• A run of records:
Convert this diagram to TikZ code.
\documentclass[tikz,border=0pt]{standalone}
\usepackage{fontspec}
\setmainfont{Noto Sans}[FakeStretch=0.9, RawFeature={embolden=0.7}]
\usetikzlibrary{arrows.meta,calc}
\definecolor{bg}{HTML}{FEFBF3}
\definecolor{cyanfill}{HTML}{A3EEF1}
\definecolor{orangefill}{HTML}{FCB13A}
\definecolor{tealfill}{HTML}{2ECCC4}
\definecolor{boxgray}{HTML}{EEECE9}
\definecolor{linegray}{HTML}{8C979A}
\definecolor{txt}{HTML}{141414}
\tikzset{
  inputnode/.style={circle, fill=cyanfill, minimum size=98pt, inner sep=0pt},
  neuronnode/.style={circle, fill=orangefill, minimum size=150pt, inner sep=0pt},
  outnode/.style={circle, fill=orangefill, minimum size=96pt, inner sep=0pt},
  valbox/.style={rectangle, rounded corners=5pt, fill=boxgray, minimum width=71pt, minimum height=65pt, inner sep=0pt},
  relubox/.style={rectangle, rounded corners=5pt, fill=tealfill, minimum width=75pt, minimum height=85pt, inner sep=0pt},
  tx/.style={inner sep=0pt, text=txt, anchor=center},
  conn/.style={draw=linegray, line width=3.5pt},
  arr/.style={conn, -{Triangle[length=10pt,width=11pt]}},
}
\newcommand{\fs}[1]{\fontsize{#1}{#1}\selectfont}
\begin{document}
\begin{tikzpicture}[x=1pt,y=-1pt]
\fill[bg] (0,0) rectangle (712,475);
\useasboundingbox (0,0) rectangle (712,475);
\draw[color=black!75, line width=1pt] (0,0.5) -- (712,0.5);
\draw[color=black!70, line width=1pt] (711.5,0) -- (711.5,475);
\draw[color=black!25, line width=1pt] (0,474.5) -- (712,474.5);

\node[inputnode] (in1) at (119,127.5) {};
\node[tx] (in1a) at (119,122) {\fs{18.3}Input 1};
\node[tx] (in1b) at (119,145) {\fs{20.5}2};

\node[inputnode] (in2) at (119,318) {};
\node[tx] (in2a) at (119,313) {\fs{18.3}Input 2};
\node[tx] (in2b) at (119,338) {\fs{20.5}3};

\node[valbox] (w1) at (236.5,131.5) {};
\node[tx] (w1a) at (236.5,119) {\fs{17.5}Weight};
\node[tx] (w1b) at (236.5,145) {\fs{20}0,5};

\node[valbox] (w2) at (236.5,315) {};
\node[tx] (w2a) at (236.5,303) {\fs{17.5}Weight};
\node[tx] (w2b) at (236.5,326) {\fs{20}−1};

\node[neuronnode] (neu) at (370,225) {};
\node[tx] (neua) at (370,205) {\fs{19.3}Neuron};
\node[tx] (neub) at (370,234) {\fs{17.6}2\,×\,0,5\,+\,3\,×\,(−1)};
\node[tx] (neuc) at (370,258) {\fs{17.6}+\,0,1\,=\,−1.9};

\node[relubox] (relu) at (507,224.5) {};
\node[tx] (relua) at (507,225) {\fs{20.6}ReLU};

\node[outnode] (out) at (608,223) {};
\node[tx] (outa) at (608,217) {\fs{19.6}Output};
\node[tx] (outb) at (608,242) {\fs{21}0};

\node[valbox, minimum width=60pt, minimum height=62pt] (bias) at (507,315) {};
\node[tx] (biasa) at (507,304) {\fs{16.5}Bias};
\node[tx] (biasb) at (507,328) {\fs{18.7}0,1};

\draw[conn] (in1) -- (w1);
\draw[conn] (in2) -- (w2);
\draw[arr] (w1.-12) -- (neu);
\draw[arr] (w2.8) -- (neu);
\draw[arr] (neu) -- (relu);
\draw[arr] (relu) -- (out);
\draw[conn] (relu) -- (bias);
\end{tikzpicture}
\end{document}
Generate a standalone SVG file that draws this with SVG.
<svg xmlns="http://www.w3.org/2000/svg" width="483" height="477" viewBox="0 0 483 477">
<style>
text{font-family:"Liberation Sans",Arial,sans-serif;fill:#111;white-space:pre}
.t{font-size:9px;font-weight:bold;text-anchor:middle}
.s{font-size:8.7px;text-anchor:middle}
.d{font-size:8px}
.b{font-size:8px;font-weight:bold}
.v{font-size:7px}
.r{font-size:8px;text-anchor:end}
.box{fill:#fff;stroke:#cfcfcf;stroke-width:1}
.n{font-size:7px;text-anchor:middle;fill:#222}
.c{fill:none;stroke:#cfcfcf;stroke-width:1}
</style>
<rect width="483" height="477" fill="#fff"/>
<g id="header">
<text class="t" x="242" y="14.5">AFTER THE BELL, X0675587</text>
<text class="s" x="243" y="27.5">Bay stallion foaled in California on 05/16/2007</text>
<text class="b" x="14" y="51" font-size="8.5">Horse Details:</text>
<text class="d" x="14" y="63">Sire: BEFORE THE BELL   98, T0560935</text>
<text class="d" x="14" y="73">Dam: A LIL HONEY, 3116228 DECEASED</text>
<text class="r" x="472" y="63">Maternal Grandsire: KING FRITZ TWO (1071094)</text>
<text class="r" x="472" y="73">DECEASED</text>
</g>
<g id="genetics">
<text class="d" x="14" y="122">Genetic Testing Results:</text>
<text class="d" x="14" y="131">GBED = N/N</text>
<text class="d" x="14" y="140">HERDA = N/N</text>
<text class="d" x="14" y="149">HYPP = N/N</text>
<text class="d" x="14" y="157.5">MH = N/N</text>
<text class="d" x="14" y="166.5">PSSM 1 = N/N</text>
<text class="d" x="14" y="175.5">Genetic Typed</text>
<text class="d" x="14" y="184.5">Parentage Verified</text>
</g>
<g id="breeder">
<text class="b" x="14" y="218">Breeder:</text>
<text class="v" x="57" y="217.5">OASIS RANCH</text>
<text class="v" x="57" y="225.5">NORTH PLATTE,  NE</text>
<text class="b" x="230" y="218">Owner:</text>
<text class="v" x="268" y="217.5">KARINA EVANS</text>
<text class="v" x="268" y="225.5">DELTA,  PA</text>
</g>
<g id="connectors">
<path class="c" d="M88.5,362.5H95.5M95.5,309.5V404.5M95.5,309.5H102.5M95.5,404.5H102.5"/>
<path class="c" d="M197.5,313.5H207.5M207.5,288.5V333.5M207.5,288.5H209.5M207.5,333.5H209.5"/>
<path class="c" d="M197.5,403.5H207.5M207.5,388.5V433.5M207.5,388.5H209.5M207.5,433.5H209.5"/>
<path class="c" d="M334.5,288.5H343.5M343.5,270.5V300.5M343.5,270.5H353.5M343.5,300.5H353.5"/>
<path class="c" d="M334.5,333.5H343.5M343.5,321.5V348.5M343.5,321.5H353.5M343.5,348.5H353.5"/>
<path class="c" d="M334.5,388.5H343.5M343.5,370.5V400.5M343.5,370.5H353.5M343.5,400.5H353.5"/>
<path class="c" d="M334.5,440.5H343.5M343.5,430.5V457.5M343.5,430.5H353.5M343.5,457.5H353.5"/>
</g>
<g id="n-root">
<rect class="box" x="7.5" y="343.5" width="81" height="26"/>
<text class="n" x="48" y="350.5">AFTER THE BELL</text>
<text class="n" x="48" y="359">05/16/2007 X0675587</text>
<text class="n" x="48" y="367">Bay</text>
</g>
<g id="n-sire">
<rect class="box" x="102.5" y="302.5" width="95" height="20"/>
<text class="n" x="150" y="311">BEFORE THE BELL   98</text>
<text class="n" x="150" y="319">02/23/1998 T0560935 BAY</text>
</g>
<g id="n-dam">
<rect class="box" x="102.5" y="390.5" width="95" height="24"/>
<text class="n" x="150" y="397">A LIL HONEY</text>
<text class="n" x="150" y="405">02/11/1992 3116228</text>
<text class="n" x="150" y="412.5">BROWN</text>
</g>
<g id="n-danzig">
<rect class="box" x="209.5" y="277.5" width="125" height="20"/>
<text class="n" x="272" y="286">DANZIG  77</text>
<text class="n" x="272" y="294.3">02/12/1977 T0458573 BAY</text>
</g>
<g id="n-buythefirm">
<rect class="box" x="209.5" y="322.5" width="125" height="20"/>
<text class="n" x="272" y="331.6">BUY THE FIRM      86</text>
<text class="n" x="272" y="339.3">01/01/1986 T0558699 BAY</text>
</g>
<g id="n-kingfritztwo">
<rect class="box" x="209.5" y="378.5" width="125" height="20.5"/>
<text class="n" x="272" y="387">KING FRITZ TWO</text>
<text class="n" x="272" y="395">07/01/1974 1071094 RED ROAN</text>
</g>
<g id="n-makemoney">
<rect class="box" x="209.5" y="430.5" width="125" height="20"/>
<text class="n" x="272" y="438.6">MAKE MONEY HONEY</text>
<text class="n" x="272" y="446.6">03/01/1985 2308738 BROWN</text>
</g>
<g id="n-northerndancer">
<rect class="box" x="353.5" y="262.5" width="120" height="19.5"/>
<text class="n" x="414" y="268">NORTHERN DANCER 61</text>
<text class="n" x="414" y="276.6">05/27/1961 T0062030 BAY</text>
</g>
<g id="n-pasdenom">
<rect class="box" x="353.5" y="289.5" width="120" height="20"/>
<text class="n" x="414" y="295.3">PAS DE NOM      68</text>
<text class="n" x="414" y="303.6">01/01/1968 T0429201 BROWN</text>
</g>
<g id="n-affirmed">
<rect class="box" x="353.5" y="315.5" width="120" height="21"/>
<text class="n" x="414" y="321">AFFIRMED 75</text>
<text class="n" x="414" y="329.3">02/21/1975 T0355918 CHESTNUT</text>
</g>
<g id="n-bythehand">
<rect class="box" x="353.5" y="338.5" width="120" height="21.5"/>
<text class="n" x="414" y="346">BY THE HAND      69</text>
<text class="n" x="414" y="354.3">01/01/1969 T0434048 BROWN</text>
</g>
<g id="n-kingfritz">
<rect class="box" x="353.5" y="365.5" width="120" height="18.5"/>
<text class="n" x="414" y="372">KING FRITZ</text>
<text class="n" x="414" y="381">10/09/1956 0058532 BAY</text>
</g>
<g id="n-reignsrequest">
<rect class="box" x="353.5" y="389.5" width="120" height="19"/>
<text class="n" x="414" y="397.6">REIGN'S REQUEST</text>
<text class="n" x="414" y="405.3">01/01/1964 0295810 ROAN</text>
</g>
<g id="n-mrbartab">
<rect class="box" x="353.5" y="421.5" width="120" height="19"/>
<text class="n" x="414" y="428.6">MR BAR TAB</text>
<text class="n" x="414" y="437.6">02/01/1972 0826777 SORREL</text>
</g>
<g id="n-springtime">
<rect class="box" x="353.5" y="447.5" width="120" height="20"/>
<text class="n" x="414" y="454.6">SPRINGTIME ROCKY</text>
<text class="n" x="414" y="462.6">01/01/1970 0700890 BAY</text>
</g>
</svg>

• Stated goal: Looking at the records above, report how many lines contain the word "standalone". Answer with the number only.

• Task result: 2